Short problem:
From the listing below, output the lines between the one with "Emit a Python" and the one with "fontsize=44, fontweight='bold')", including those two, and nothing else. Pictures are not copied.

Task data:
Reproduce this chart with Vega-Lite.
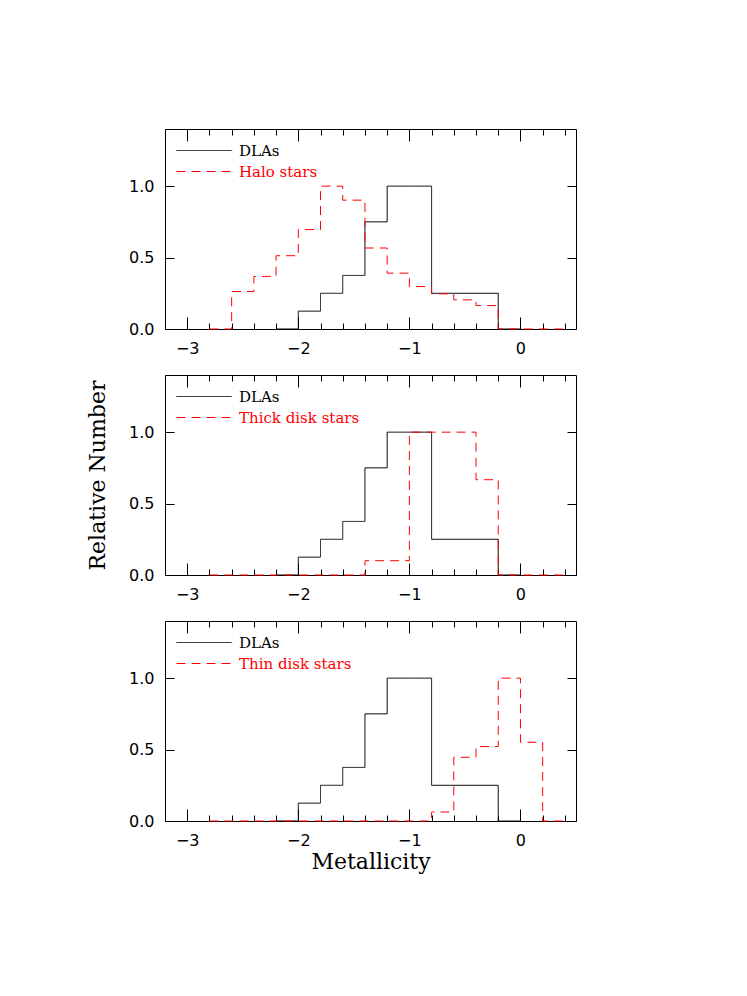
{
  "$schema": "https://vega.github.io/schema/vega-lite/v6.json",
  "padding": {"top": 128, "left": 86, "right": 20, "bottom": 20},
  "background": "white",
  "config": {
    "view": {"stroke": "black", "strokeWidth": 1},
    "axis": {
      "grid": false,
      "domain": false,
      "ticks": true,
      "tickColor": "black",
      "tickWidth": 1,
      "tickOpacity": 1,
      "labelFont": "DejaVu Sans",
      "labelFontSize": 16,
      "labelColor": "black",
      "titleFont": "DejaVu Serif",
      "titleFontSize": 22,
      "titleFontWeight": "normal",
      "titleColor": "black",
      "labelFlush": false,
      "labelOverlap": false,
      "zindex": 1
    },
    "legend": {
      "orient": "top-left",
      "symbolType": "stroke",
      "symbolSize": 3025,
      "symbolStrokeWidth": 1,
      "labelFont": "DejaVu Serif",
      "labelFontSize": 15,
      "labelOffset": 7,
      "offset": 11,
      "padding": 0,
      "rowPadding": 0,
      "clipHeight": 21,
      "title": null
    }
  },
  "datasets": {
    "hist": [
      {"panel": "halo", "series": "DLAs", "x": -2.2, "y": 0},
      {"panel": "halo", "series": "DLAs", "x": -2.0, "y": 0.125},
      {"panel": "halo", "series": "DLAs", "x": -1.8, "y": 0.25},
      {"panel": "halo", "series": "DLAs", "x": -1.6, "y": 0.375},
      {"panel": "halo", "series": "DLAs", "x": -1.4, "y": 0.75},
      {"panel": "halo", "series": "DLAs", "x": -1.2, "y": 1.0},
      {"panel": "halo", "series": "DLAs", "x": -1.0, "y": 1.0},
      {"panel": "halo", "series": "DLAs", "x": -0.8, "y": 0.25},
      {"panel": "halo", "series": "DLAs", "x": -0.6, "y": 0.25},
      {"panel": "halo", "series": "DLAs", "x": -0.4, "y": 0.25},
      {"panel": "halo", "series": "DLAs", "x": -0.2, "y": 0},
      {"panel": "halo", "series": "DLAs", "x": 0.0, "y": 0},
      {"panel": "halo", "series": "Halo stars", "x": -2.8, "y": 0},
      {"panel": "halo", "series": "Halo stars", "x": -2.6, "y": 0.262},
      {"panel": "halo", "series": "Halo stars", "x": -2.4, "y": 0.368},
      {"panel": "halo", "series": "Halo stars", "x": -2.2, "y": 0.513},
      {"panel": "halo", "series": "Halo stars", "x": -2.0, "y": 0.696},
      {"panel": "halo", "series": "Halo stars", "x": -1.8, "y": 1.0},
      {"panel": "halo", "series": "Halo stars", "x": -1.6, "y": 0.902},
      {"panel": "halo", "series": "Halo stars", "x": -1.4, "y": 0.567},
      {"panel": "halo", "series": "Halo stars", "x": -1.2, "y": 0.391},
      {"panel": "halo", "series": "Halo stars", "x": -1.0, "y": 0.297},
      {"panel": "halo", "series": "Halo stars", "x": -0.8, "y": 0.246},
      {"panel": "halo", "series": "Halo stars", "x": -0.6, "y": 0.204},
      {"panel": "halo", "series": "Halo stars", "x": -0.4, "y": 0.164},
      {"panel": "halo", "series": "Halo stars", "x": -0.2, "y": 0},
      {"panel": "halo", "series": "Halo stars", "x": 0.4, "y": 0},
      {"panel": "thick", "series": "DLAs", "x": -2.2, "y": 0},
      {"panel": "thick", "series": "DLAs", "x": -2.0, "y": 0.125},
      {"panel": "thick", "series": "DLAs", "x": -1.8, "y": 0.25},
      {"panel": "thick", "series": "DLAs", "x": -1.6, "y": 0.375},
      {"panel": "thick", "series": "DLAs", "x": -1.4, "y": 0.75},
      {"panel": "thick", "series": "DLAs", "x": -1.2, "y": 1.0},
      {"panel": "thick", "series": "DLAs", "x": -1.0, "y": 1.0},
      {"panel": "thick", "series": "DLAs", "x": -0.8, "y": 0.25},
      {"panel": "thick", "series": "DLAs", "x": -0.6, "y": 0.25},
      {"panel": "thick", "series": "DLAs", "x": -0.4, "y": 0.25},
      {"panel": "thick", "series": "DLAs", "x": -0.2, "y": 0},
      {"panel": "thick", "series": "DLAs", "x": 0.0, "y": 0},
      {"panel": "thick", "series": "Thick disk stars", "x": -2.8, "y": 0},
      {"panel": "thick", "series": "Thick disk stars", "x": -1.4, "y": 0.1},
      {"panel": "thick", "series": "Thick disk stars", "x": -1.0, "y": 1.0},
      {"panel": "thick", "series": "Thick disk stars", "x": -0.4, "y": 0.667},
      {"panel": "thick", "series": "Thick disk stars", "x": -0.2, "y": 0},
      {"panel": "thick", "series": "Thick disk stars", "x": 0.4, "y": 0},
      {"panel": "thin", "series": "DLAs", "x": -2.2, "y": 0},
      {"panel": "thin", "series": "DLAs", "x": -2.0, "y": 0.125},
      {"panel": "thin", "series": "DLAs", "x": -1.8, "y": 0.25},
      {"panel": "thin", "series": "DLAs", "x": -1.6, "y": 0.375},
      {"panel": "thin", "series": "DLAs", "x": -1.4, "y": 0.75},
      {"panel": "thin", "series": "DLAs", "x": -1.2, "y": 1.0},
      {"panel": "thin", "series": "DLAs", "x": -1.0, "y": 1.0},
      {"panel": "thin", "series": "DLAs", "x": -0.8, "y": 0.25},
      {"panel": "thin", "series": "DLAs", "x": -0.6, "y": 0.25},
      {"panel": "thin", "series": "DLAs", "x": -0.4, "y": 0.25},
      {"panel": "thin", "series": "DLAs", "x": -0.2, "y": 0},
      {"panel": "thin", "series": "DLAs", "x": 0.0, "y": 0},
      {"panel": "thin", "series": "Thin disk stars", "x": -2.8, "y": 0},
      {"panel": "thin", "series": "Thin disk stars", "x": -0.8, "y": 0.063},
      {"panel": "thin", "series": "Thin disk stars", "x": -0.6, "y": 0.446},
      {"panel": "thin", "series": "Thin disk stars", "x": -0.4, "y": 0.521},
      {"panel": "thin", "series": "Thin disk stars", "x": -0.2, "y": 1.0},
      {"panel": "thin", "series": "Thin disk stars", "x": 0.0, "y": 0.551},
      {"panel": "thin", "series": "Thin disk stars", "x": 0.2, "y": 0},
      {"panel": "thin", "series": "Thin disk stars", "x": 0.4, "y": 0}
    ]
  },
  "data": {"name": "hist"},
  "spacing": 17,
  "resolve": {
    "scale": {"color": "independent", "strokeDash": "independent"},
    "legend": {"color": "independent", "strokeDash": "independent"}
  },
  "vconcat": [
    {
      "width": 411,
      "height": 200,
      "transform": [{"filter": "datum.panel == 'halo'"}],
      "resolve": {"axis": {"x": "independent", "y": "independent"}},
      "layer": [
        {
          "mark": {"type": "line", "interpolate": "step-after", "strokeWidth": 1},
          "encoding": {
            "x": {
              "field": "x", "type": "quantitative",
              "scale": {"domain": [-3.2, 0.5], "nice": false, "zero": false},
              "axis": {
                "orient": "bottom", "title": null, "offset": -12, "tickSize": 12,
                "values": [-3.2, -3, -2.8, -2.6, -2.4, -2.2, -2, -1.8, -1.6, -1.4, -1.2, -1, -0.8, -0.6, -0.4, -0.2, 0, 0.2, 0.4],
                "tickDash": {"condition": {"test": "abs(datum.value - round(datum.value)) < 0.01", "value": [12, 0]}, "value": [0, 6, 6, 6]},
                "labelExpr": "abs(datum.value - round(datum.value)) < 0.01 ? format(round(datum.value), 'd') : ''",
                "labelPadding": 11
              }
            },
            "y": {
              "field": "y", "type": "quantitative",
              "scale": {"domain": [0, 1.4], "nice": false},
              "axis": {"orient": "left", "title": null, "values": [0, 0.5, 1], "format": ".1f", "offset": -9, "tickSize": 9, "labelPadding": 11}
            },
            "color": {
              "field": "series", "type": "nominal",
              "scale": {"domain": ["DLAs", "Halo stars"], "range": ["black", "red"]},
              "legend": {"encode": {"labels": {"update": {"fill": {"signal": "datum.value == 'DLAs' ? 'black' : 'red'"}}}}}
            },
            "strokeDash": {
              "field": "series", "type": "nominal",
              "scale": {"domain": ["DLAs", "Halo stars"], "range": [[1, 0], [9, 6]]}
            }
          }
        },
        {
          "mark": {"type": "line", "interpolate": "step-after", "opacity": 0},
          "encoding": {
            "detail": {"field": "series"},
            "x": {
              "field": "x", "type": "quantitative",
              "axis": {
                "orient": "top", "title": null, "labels": false, "offset": -12, "tickSize": 12,
                "values": [-3.2, -3, -2.8, -2.6, -2.4, -2.2, -2, -1.8, -1.6, -1.4, -1.2, -1, -0.8, -0.6, -0.4, -0.2, 0, 0.2, 0.4],
                "tickDash": {"condition": {"test": "abs(datum.value - round(datum.value)) < 0.01", "value": [12, 0]}, "value": [0, 6, 6, 6]}
              }
            },
            "y": {
              "field": "y", "type": "quantitative",
              "axis": {"orient": "right", "title": null, "labels": false, "values": [0, 0.5, 1], "offset": -9, "tickSize": 9}
            }
          }
        }
      ]
    },
    {
      "width": 411,
      "height": 200,
      "transform": [{"filter": "datum.panel == 'thick'"}],
      "resolve": {"axis": {"x": "independent", "y": "independent"}},
      "layer": [
        {
          "mark": {"type": "line", "interpolate": "step-after", "strokeWidth": 1},
          "encoding": {
            "x": {
              "field": "x", "type": "quantitative",
              "scale": {"domain": [-3.2, 0.5], "nice": false, "zero": false},
              "axis": {
                "orient": "bottom", "title": null, "offset": -12, "tickSize": 12,
                "values": [-3.2, -3, -2.8, -2.6, -2.4, -2.2, -2, -1.8, -1.6, -1.4, -1.2, -1, -0.8, -0.6, -0.4, -0.2, 0, 0.2, 0.4],
                "tickDash": {"condition": {"test": "abs(datum.value - round(datum.value)) < 0.01", "value": [12, 0]}, "value": [0, 6, 6, 6]},
                "labelExpr": "abs(datum.value - round(datum.value)) < 0.01 ? format(round(datum.value), 'd') : ''",
                "labelPadding": 11
              }
            },
            "y": {
              "field": "y", "type": "quantitative",
              "scale": {"domain": [0, 1.4], "nice": false},
              "axis": {"orient": "left", "title": "Relative Number", "titlePadding": 19, "values": [0, 0.5, 1], "format": ".1f", "offset": -9, "tickSize": 9, "labelPadding": 11}
            },
            "color": {
              "field": "series", "type": "nominal",
              "scale": {"domain": ["DLAs", "Thick disk stars"], "range": ["black", "red"]},
              "legend": {"encode": {"labels": {"update": {"fill": {"signal": "datum.value == 'DLAs' ? 'black' : 'red'"}}}}}
            },
            "strokeDash": {
              "field": "series", "type": "nominal",
              "scale": {"domain": ["DLAs", "Thick disk stars"], "range": [[1, 0], [9, 6]]}
            }
          }
        },
        {
          "mark": {"type": "line", "interpolate": "step-after", "opacity": 0},
          "encoding": {
            "detail": {"field": "series"},
            "x": {
              "field": "x", "type": "quantitative",
              "axis": {
                "orient": "top", "title": null, "labels": false, "offset": -12, "tickSize": 12,
                "values": [-3.2, -3, -2.8, -2.6, -2.4, -2.2, -2, -1.8, -1.6, -1.4, -1.2, -1, -0.8, -0.6, -0.4, -0.2, 0, 0.2, 0.4],
                "tickDash": {"condition": {"test": "abs(datum.value - round(datum.value)) < 0.01", "value": [12, 0]}, "value": [0, 6, 6, 6]}
              }
            },
            "y": {
              "field": "y", "type": "quantitative",
              "axis": {"orient": "right", "title": null, "labels": false, "values": [0, 0.5, 1], "offset": -9, "tickSize": 9}
            }
          }
        }
      ]
    },
    {
      "width": 411,
      "height": 200,
      "transform": [{"filter": "datum.panel == 'thin'"}],
      "resolve": {"axis": {"x": "independent", "y": "independent"}},
      "layer": [
        {
          "mark": {"type": "line", "interpolate": "step-after", "strokeWidth": 1},
          "encoding": {
            "x": {
              "field": "x", "type": "quantitative",
              "scale": {"domain": [-3.2, 0.5], "nice": false, "zero": false},
              "axis": {
                "orient": "bottom", "title": "Metallicity", "titlePadding": 3, "offset": -12, "tickSize": 12,
                "values": [-3.2, -3, -2.8, -2.6, -2.4, -2.2, -2, -1.8, -1.6, -1.4, -1.2, -1, -0.8, -0.6, -0.4, -0.2, 0, 0.2, 0.4],
                "tickDash": {"condition": {"test": "abs(datum.value - round(datum.value)) < 0.01", "value": [12, 0]}, "value": [0, 6, 6, 6]},
                "labelExpr": "abs(datum.value - round(datum.value)) < 0.01 ? format(round(datum.value), 'd') : ''",
                "labelPadding": 11
              }
            },
            "y": {
              "field": "y", "type": "quantitative",
              "scale": {"domain": [0, 1.4], "nice": false},
              "axis": {"orient": "left", "title": null, "values": [0, 0.5, 1], "format": ".1f", "offset": -9, "tickSize": 9, "labelPadding": 11}
            },
            "color": {
              "field": "series", "type": "nominal",
              "scale": {"domain": ["DLAs", "Thin disk stars"], "range": ["black", "red"]},
              "legend": {"encode": {"labels": {"update": {"fill": {"signal": "datum.value == 'DLAs' ? 'black' : 'red'"}}}}}
            },
            "strokeDash": {
              "field": "series", "type": "nominal",
              "scale": {"domain": ["DLAs", "Thin disk stars"], "range": [[1, 0], [9, 6]]}
            }
          }
        },
        {
          "mark": {"type": "line", "interpolate": "step-after", "opacity": 0},
          "encoding": {
            "detail": {"field": "series"},
            "x": {
              "field": "x", "type": "quantitative",
              "axis": {
                "orient": "top", "title": null, "labels": false, "offset": -12, "tickSize": 12,
                "values": [-3.2, -3, -2.8, -2.6, -2.4, -2.2, -2, -1.8, -1.6, -1.4, -1.2, -1, -0.8, -0.6, -0.4, -0.2, 0, 0.2, 0.4],
                "tickDash": {"condition": {"test": "abs(datum.value - round(datum.value)) < 0.01", "value": [12, 0]}, "value": [0, 6, 6, 6]}
              }
            },
            "y": {
              "field": "y", "type": "quantitative",
              "axis": {"orient": "right", "title": null, "labels": false, "values": [0, 0.5, 1], "offset": -9, "tickSize": 9}
            }
          }
        }
      ]
    }
  ]
}
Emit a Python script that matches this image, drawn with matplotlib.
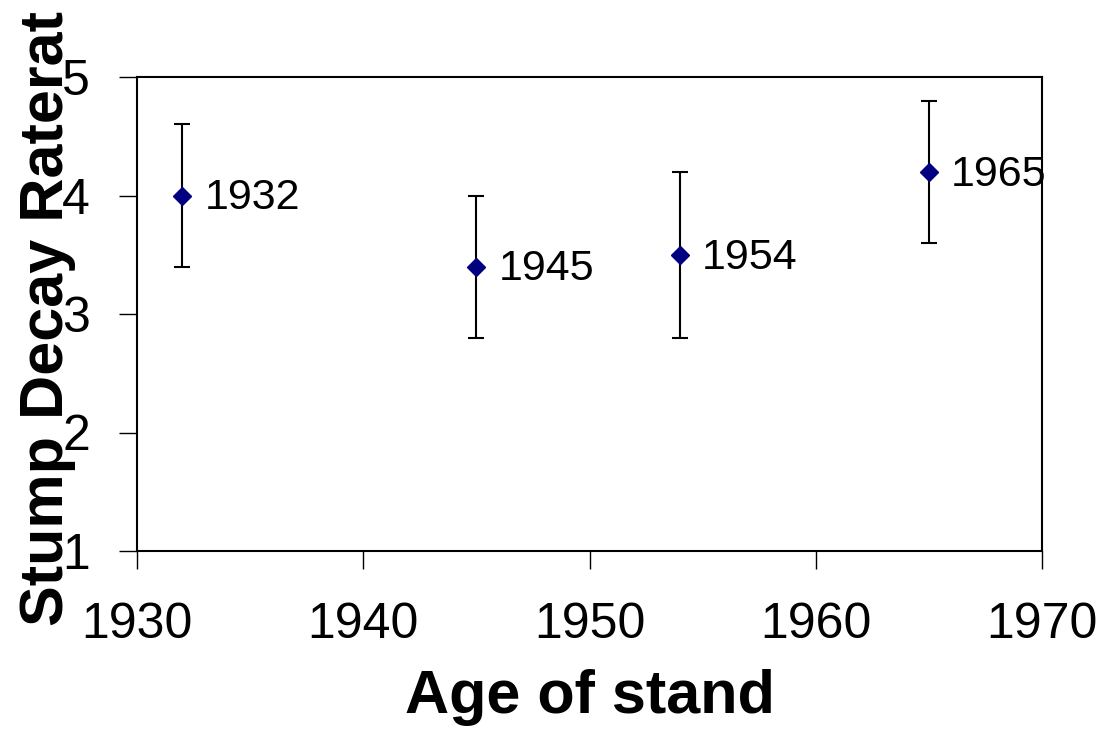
import matplotlib
matplotlib.use("Agg")
import matplotlib.pyplot as plt

years = [1932, 1945, 1954, 1965]
rates = [4.0, 3.4, 3.5, 4.2]
errors = [0.6, 0.6, 0.7, 0.6]
point_labels = ["1932", "1945", "1954", "1965"]
xticks = [1930, 1940, 1950, 1960, 1970]
yticks = [1, 2, 3, 4, 5]

plt.rcParams['font.family'] = ['Liberation Sans', 'DejaVu Sans']

fig = plt.figure(figsize=(11.04, 7.29), dpi=100)
ax = fig.add_axes([137/1104, 1 - 551/729, (1042-137)/1104, (551-77)/729])

ax.errorbar(years, rates, yerr=errors, fmt='D', color='#000080', markersize=9,
            ecolor='black', elinewidth=1.5, capsize=6, capthick=1.5, zorder=3)
for x, y, t in zip(years, rates, point_labels):
    ax.annotate(t, (x, y), xytext=(16, -2), textcoords='offset points',
                ha='left', va='center', fontsize=31, color='black')

ax.set_xlim(1930, 1970)
ax.set_ylim(1, 5)
ax.set_xticks(xticks)
ax.set_yticks(yticks)
ax.tick_params(axis='both', direction='out', length=13, width=1, labelsize=36,
               color='black')
ax.tick_params(axis='x', pad=24)
ax.tick_params(axis='y', pad=21)
for s in ax.spines.values():
    s.set_linewidth(1.5)

fig.text(48/1104, 1 - 319/729, "Stump Decay Raterat", rotation=90, ha='center',
         va='center', fontsize=44, fontweight='bold', zorder=1)
fig.text(590/1104, 1 - 698/729, "Age of stand", ha='center', va='center',
         fontsize=44, fontweight='bold')

fig.savefig("out.png", dpi=100)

Expected answer:
Emit a Python script that matches this image, drawn with matplotlib.
import matplotlib
matplotlib.use("Agg")
import matplotlib.pyplot as plt

years = [1932, 1945, 1954, 1965]
rates = [4.0, 3.4, 3.5, 4.2]
errors = [0.6, 0.6, 0.7, 0.6]
point_labels = ["1932", "1945", "1954", "1965"]
xticks = [1930, 1940, 1950, 1960, 1970]
yticks = [1, 2, 3, 4, 5]

plt.rcParams['font.family'] = ['Liberation Sans', 'DejaVu Sans']

fig = plt.figure(figsize=(11.04, 7.29), dpi=100)
ax = fig.add_axes([137/1104, 1 - 551/729, (1042-137)/1104, (551-77)/729])

ax.errorbar(years, rates, yerr=errors, fmt='D', color='#000080', markersize=9,
            ecolor='black', elinewidth=1.5, capsize=6, capthick=1.5, zorder=3)
for x, y, t in zip(years, rates, point_labels):
    ax.annotate(t, (x, y), xytext=(16, -2), textcoords='offset points',
                ha='left', va='center', fontsize=31, color='black')

ax.set_xlim(1930, 1970)
ax.set_ylim(1, 5)
ax.set_xticks(xticks)
ax.set_yticks(yticks)
ax.tick_params(axis='both', direction='out', length=13, width=1, labelsize=36,
               color='black')
ax.tick_params(axis='x', pad=24)
ax.tick_params(axis='y', pad=21)
for s in ax.spines.values():
    s.set_linewidth(1.5)

fig.text(48/1104, 1 - 319/729, "Stump Decay Raterat", rotation=90, ha='center',
         va='center', fontsize=44, fontweight='bold', zorder=1)
fig.text(590/1104, 1 - 698/729, "Age of stand", ha='center', va='center',
         fontsize=44, fontweight='bold')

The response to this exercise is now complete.